E così siamo arrivati all’attuale modello energetico da cui parte la transizione energetica che stiamo vivendo ora.
La domanda che ci poniamo è: sarà veramente una transizione verso un modello energetico democratico basato sulle energie rinnovabili e sulla decentralizzazione della produzione?

Qualche dubbio viene.
Nella Conferenza Mondiale sui Cambiamenti Climatici (COP21), tenutasi a Parigi nel dicembre 2015, i capi di stato e di governo hanno siglato uno “storico” accordo internazionale sul clima che prevede un impegno a fermare il riscaldamento globale “ben al di sotto dei 2 °C” dai livelli preindustriali, con la volontà di contenerlo entro 1,5 °C; per fare questo occorre ridurre drasticamente le emissioni di gas ad effetto serra ed attuare drastiche politiche di “decarbonizzazione” passando ad un sistema energetico basato sulle energie rinnovabili. Ciò significherà investimenti massicci nel settore delle rinnovabili e le grandi lobbie economiche non si lasceranno certo sfuggire l’affare.


Occorre   che la transizione energetica in atto porti ad una vera e reale democrazia energetica incentrata sulla partecipazione dei cittadini alla produzione ed al risparmio dell’energia necessaria al proprio sostentamento, superando la posizione di meri consumatori. Del resto le energie rinnovabili si prestano molto bene al concetto di democrazia energetica in quanto consentono una generazione energetica diffusa, un coinvolgimento delle piccole e medie imprese locali o regionali, un potere di scelta tra sistemi diversi di produzione ed accumulo ed una attenzione particolare del cittadino all’efficienza energetica.
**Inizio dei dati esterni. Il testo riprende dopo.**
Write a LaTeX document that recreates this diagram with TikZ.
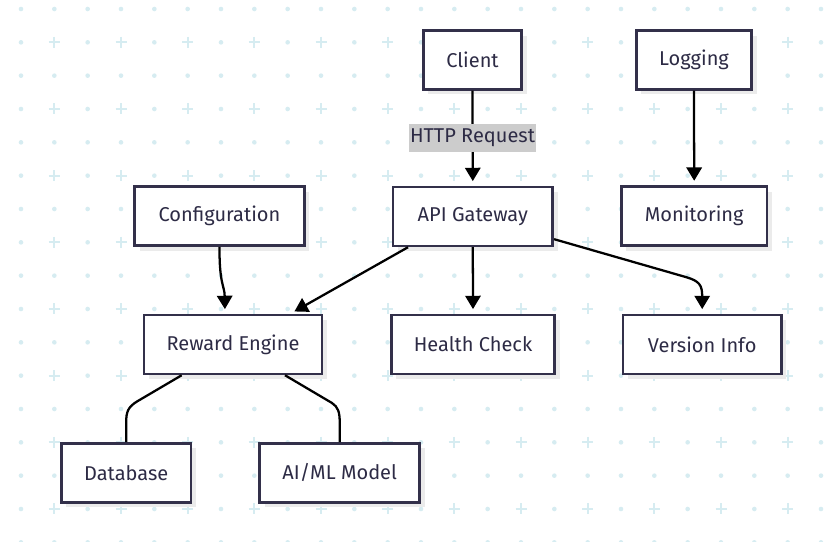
\documentclass[tikz,border=0pt]{standalone}
\usepackage{fontspec}
\setmainfont{Fira Sans}
\usetikzlibrary{arrows.meta,shadows}
\definecolor{gridc}{HTML}{D6ECF1}
\definecolor{boxline}{HTML}{33304A}
\definecolor{boxtext}{HTML}{2D2B45}
\definecolor{lblbg}{HTML}{CCCCCC}
\begin{document}
\begin{tikzpicture}[x=0.75pt,y=-0.75pt,
  box/.style={draw=boxline, line width=2pt, fill=white, text=boxtext,
    minimum height=44.1pt, inner sep=0pt, font=\fontsize{15}{18}\selectfont,
    drop shadow={shadow xshift=3.8pt, shadow yshift=-3.8pt, fill=black!8, opacity=1}},
  conn/.style={line width=1.7pt, black},
  arr/.style={conn, -{Triangle[length=10pt,width=11.5pt]}, shorten >=3.5pt},
  lbl/.style={fill=lblbg, text=boxtext, minimum width=95pt, minimum height=21pt, inner sep=0pt,
    font=\fontsize{15}{18}\selectfont}
]
\useasboundingbox[fill=white] (0,0) rectangle (825,542);
% background grid
\foreach \i in {0,2,...,24}{\foreach \j in {0,...,16}{
  \fill[gridc] ({21+33.333*\i},{9+33.333*\j}) circle[radius=2.3];}}
\foreach \i in {1,3,...,23}{\foreach \j in {0,2,...,16}{
  \fill[gridc] ({21+33.333*\i},{9+33.333*\j}) circle[radius=2.3];}}
\foreach \i in {1,3,...,23}{\foreach \j in {1,3,...,15}{
  \draw[gridc, line width=1.6pt] ({21+33.333*\i-5.5},{9+33.333*\j}) -- ++(11,0)
    ({21+33.333*\i},{9+33.333*\j-5.5}) -- ++(0,11);}}
% nodes
\node[box, minimum width=73.7pt]  (client) at (472.5,60)  {Client};
\node[box, minimum width=86.5pt]  (log)    at (694,60)    {Logging};
\node[box, minimum width=119.9pt] (api)    at (472.8,216.5) {API Gateway};
\node[box, minimum width=127.3pt] (conf)   at (219.5,216.2) {Configuration};
\node[box, minimum width=109.2pt] (mon)    at (694.2,216.2) {Monitoring};
\node[box, minimum width=133.4pt] (rew)    at (233,344.5) {Reward Engine};
\node[box, minimum width=122.5pt] (health) at (473,344.5) {Health Check};
\node[box, minimum width=118.7pt] (ver)    at (702.2,344.5) {Version Info};
\node[box, minimum width=97.2pt]  (db)     at (126.2,472.8) {Database};
\node[box, minimum width=120pt]   (ai)     at (339.7,472.8) {AI/ML Model};
% connectors
\draw[arr] (client.south) -- (api.north);
\node[lbl] (http) at (472.5,138) {HTTP Request};
\draw[arr] (log.south) -- (mon.north);
\draw[arr] (conf.south) .. controls (219.3,285) and (224.5,285) .. ([xshift=-6pt]rew.north);
\draw[arr] ([xshift=-48.6pt]api.south) -- ([xshift=43pt]rew.north);
\draw[arr] (api.south) -- (health.north);
\draw[arr] ([yshift=-17pt]api.east) -- (686.7,277.3) .. controls (699,281) and (702.2,285) .. (702.2,296) -- (ver.north);
\draw[conn] ([xshift=-38.5pt]rew.south) -- (137,401.5) .. controls (128,407) and (126.2,412) .. (126.2,422) -- (db.north);
\draw[conn] ([xshift=39pt]rew.south) -- (332,403) .. controls (338,407) and (339.7,412) .. (339.7,422) -- (ai.north);
\end{tikzpicture}
\end{document}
Si tratta di favorire la diffusione di questi concetti e di promuovere a livello politico scelte energetiche che puntino sulla decentralizzazione e sulla democratizzazione del sistema energetico.

In molte parti d’Italia stanno nascendo comunità locali che decidono di partecipare attivamente alle scelte energetiche degli enti locali per sperimentare nuovi modelli di gestione collettiva del bene comune energia. Si parte dal Piano Energetico Comunale fino alla creazione di cooperative che consentono a gruppi organizzati di cittadini di produrre e distribuire energia pulita raggiungendo persino l’indipendenza energetica della loro comunità locale.  

E’ compito delle Amministrazioni Locali, delle Istituzioni quali la scuola, della stampa e dei mezzi di comunicazione, delle associazioni, fare in modo che i cittadini partecipino alla gestione del territorio e diventino consapevoli delle azioni che vengono messe in atto.
Noi siamo presenti e opereremo per garantire il coinvolgimento perché la gente sappia, perché  ogni cittadino  venga fatto partecipe.
La tutela del territorio richiede un’attenzione particolare da parte di tutti, per evitare conseguenze spiacevoli.
Abbiamo visto più volte le conseguenze disastrose di una politica troppo superficiale, pressapochistica, se non troppo attenta ai profitti di pochi, incapace di operare tenendo in giusta considerazione i ritmi e le forze della natura.